It’s been a busy and difficult week. Gabby has opened both eyes and even given her husband, Mark Kelly, a back rub or a neck rub, depending on whether you believe the New York Times or the Arizona Daily Star. Me, I’ll always go for the NYT. Either way, good news indeed.
I’ve written a tame Arizona Jewish Post editorial — condemning ammunition that sprays 33 shots and questioning the prevalence of guns — including photos that I took this past week. Not bad either. I’m proud of my work. Not only did I write the editorial on MLK day, which I had off, I gave a talk on “A Life of Words” to a group of retirees last night. Went to work today after oversleeping — must have overused my brain yesterday. And tonight I taught my “Commitment to Remember” class with high school students and Holocaust survivors.
AND I have a new assignment that I’m excited about: I’ll be writing a piece for Publishers Weekly about the heyday of children’s bookselling in the 1990s. Former children’s bookseller friends around the country, I’ll be calling soon. You know who you are.
Yup, I’m proud. I’m also tired.
But here’s something I’m wondering about in the aftermath of the horrific shooting on Jan. 8: the language that’s become part of our daily lives. I’m not talking about all the vitriol, a good word we hardly ever heard before last week.

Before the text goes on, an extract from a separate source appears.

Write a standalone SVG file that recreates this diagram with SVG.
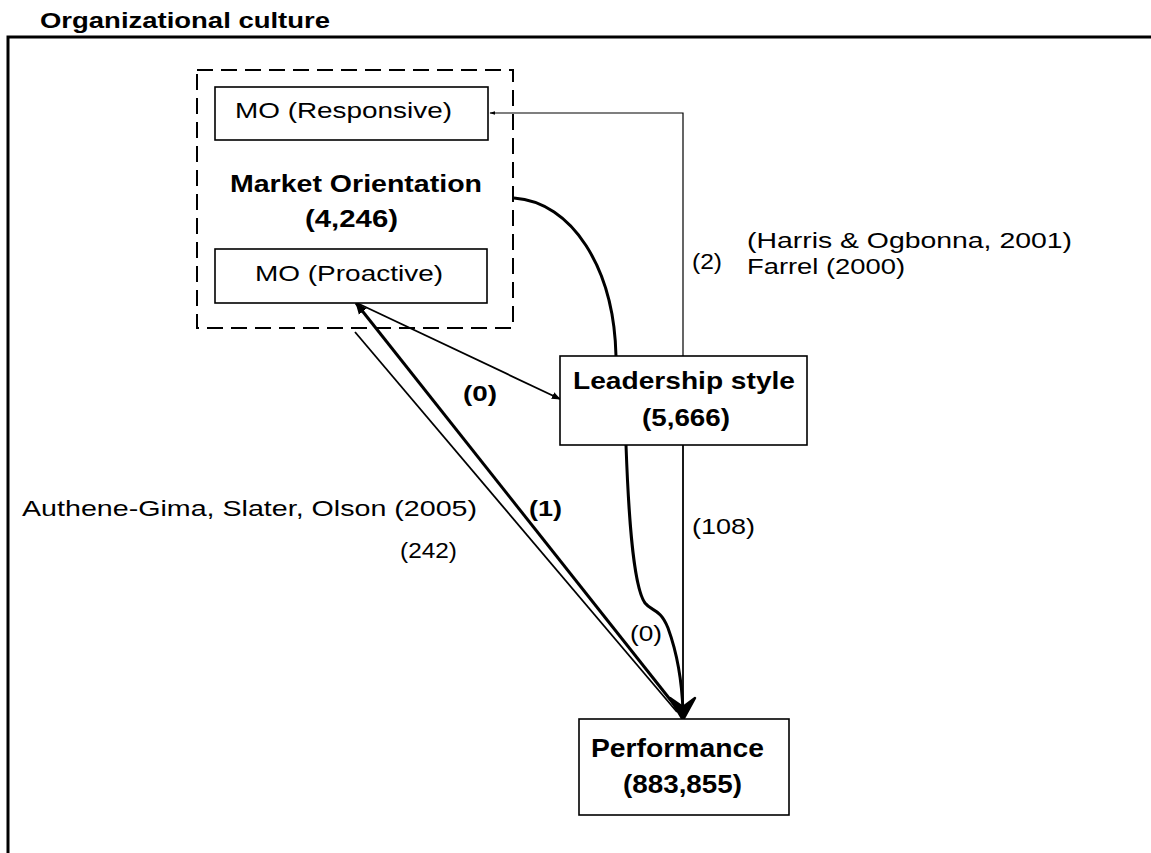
<svg xmlns="http://www.w3.org/2000/svg" width="1151" height="853" viewBox="0 0 1151 853">
  <style>
    .t { font-family: "Liberation Sans", Arial, sans-serif; fill: #000; }
    .b { font-weight: bold; }
    .n { font-size: 22.5px; }
    .lg { font-size: 24px; }
    .xl { font-size: 25.5px; }
    .box { fill: #fff; stroke: #000; stroke-width: 1.6; }
    .thin { fill: none; stroke: #000; stroke-width: 1.2; }
    .mid { fill: none; stroke: #000; stroke-width: 1.8; }
    .thick { fill: none; stroke: #000; stroke-width: 3; }
  </style>
  <defs>
    <marker id="small" viewBox="0 0 10 10" refX="9" refY="5" markerWidth="9" markerHeight="9" markerUnits="userSpaceOnUse" orient="auto">
      <path d="M0,1 L10,5 L0,9 Z" fill="#000"/>
    </marker>
    <marker id="dot" viewBox="0 0 10 10" refX="9" refY="5" markerWidth="6" markerHeight="6" markerUnits="userSpaceOnUse" orient="auto">
      <path d="M0,2 L10,5 L0,8 Z" fill="#000"/>
    </marker>
    <marker id="head" viewBox="0 0 12 12" refX="11" refY="6" markerWidth="12" markerHeight="12" markerUnits="userSpaceOnUse" orient="auto">
      <path d="M0,1 L12,6 L0,11 Z" fill="#000"/>
    </marker>
  </defs>
  <rect width="1151" height="853" fill="#fff"/>

  <!-- frame of the organizational culture area -->
  <g id="frame">
    <text class="t b" x="40" y="28" font-size="22" textLength="290" lengthAdjust="spacingAndGlyphs">Organizational culture</text>
    <path d="M8,853 V37 H1151" fill="none" stroke="#000" stroke-width="3"/>
  </g>

  <!-- connectors -->
  <g id="connectors">
    <!-- Leadership style -> MO (Responsive) -->
    <path class="thin" d="M683,356 V113 H490" marker-end="url(#dot)"/>
    <!-- Market Orientation curve into Leadership style -->
    <path class="thick" d="M514,198 C572,202 614,268 616,356"/>
    <!-- MO (Proactive) -> Leadership style -->
    <path class="mid" d="M357,303 L560,399" marker-end="url(#small)"/>
    <!-- Performance -> MO (Proactive) -->
    <path class="thick" d="M680,712 L356,303" marker-end="url(#head)"/>
    <!-- Market Orientation -> Performance -->
    <path class="mid" d="M355,332 L677,712"/>
    <!-- Leadership style -> Performance (straight) -->
    <path class="mid" d="M683,445 V712"/>
    <!-- Leadership style -> Performance (curved) -->
    <path class="thick" d="M626,445 C628,500 632,585 645,603 C652,612 660,608 668,628 C676,650 682,680 683,712"/>
    <!-- arrowhead into Performance -->
    <path d="M670,698 L683,720 L695,698 L683,707 Z" fill="#000" stroke="#000" stroke-width="2.5" stroke-linejoin="round"/>
  </g>

  <!-- Market Orientation group -->
  <g id="market-orientation">
    <rect x="197" y="70" width="316" height="258" fill="none" stroke="#000" stroke-width="2" stroke-dasharray="16 8"/>
    <text class="t b lg" x="230" y="192" textLength="252" lengthAdjust="spacingAndGlyphs">Market Orientation</text>
    <text class="t b lg" x="305" y="227" textLength="93" lengthAdjust="spacingAndGlyphs">(4,246)</text>
  </g>

  <g id="mo-responsive">
    <rect class="box" x="215" y="87" width="273" height="53"/>
    <text class="t n" x="235" y="118" textLength="217" lengthAdjust="spacingAndGlyphs">MO (Responsive)</text>
  </g>

  <g id="mo-proactive">
    <rect class="box" x="215" y="249" width="272" height="54"/>
    <text class="t n" x="255" y="281" textLength="188" lengthAdjust="spacingAndGlyphs">MO (Proactive)</text>
  </g>

  <g id="leadership-style">
    <rect class="box" x="560" y="356" width="247" height="89"/>
    <text class="t b lg" x="573" y="389" textLength="222" lengthAdjust="spacingAndGlyphs">Leadership style</text>
    <text class="t b lg" x="642" y="426" textLength="88" lengthAdjust="spacingAndGlyphs">(5,666)</text>
  </g>

  <g id="performance">
    <rect class="box" x="579" y="719" width="210" height="96"/>
    <text class="t b xl" x="591" y="757" textLength="173" lengthAdjust="spacingAndGlyphs">Performance</text>
    <text class="t b xl" x="623" y="793" textLength="119" lengthAdjust="spacingAndGlyphs">(883,855)</text>
  </g>

  <!-- connector labels and references -->
  <g id="labels">
    <text class="t n" x="692" y="269" textLength="30" lengthAdjust="spacingAndGlyphs">(2)</text>
    <text class="t n" x="747" y="248" textLength="325" lengthAdjust="spacingAndGlyphs">(Harris &amp; Ogbonna, 2001)</text>
    <text class="t n" x="747" y="274" textLength="158" lengthAdjust="spacingAndGlyphs">Farrel (2000)</text>
    <text class="t b n" x="463" y="401" textLength="34" lengthAdjust="spacingAndGlyphs">(0)</text>
    <text class="t n" x="22" y="516" textLength="455" lengthAdjust="spacingAndGlyphs">Authene-Gima, Slater, Olson (2005)</text>
    <text class="t b n" x="529" y="516" textLength="33" lengthAdjust="spacingAndGlyphs">(1)</text>
    <text class="t n" x="400" y="558" textLength="57" lengthAdjust="spacingAndGlyphs">(242)</text>
    <text class="t n" x="692" y="534" textLength="63" lengthAdjust="spacingAndGlyphs">(108)</text>
    <text class="t n" x="630" y="641" textLength="32" lengthAdjust="spacingAndGlyphs">(0)</text>
  </g>
</svg>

Just regular words. In Trader Joe’s on Sunday I noticed the sign above the fresh veggies: “Killer Veggies.” OK, it may not mean anything, and I get that “killer” means cool or terrific, but still. Then there’s the “soccer shootout.” Or the excellent website “Killing the Buddha.” What do you think?
I’m going to watch “House” and have a Trader Joe’s soy-mini ice cream sandwich. Oh, first I must watch Mark Kelly’s first interview since Gabby was shot, and find out which newspaper was correct.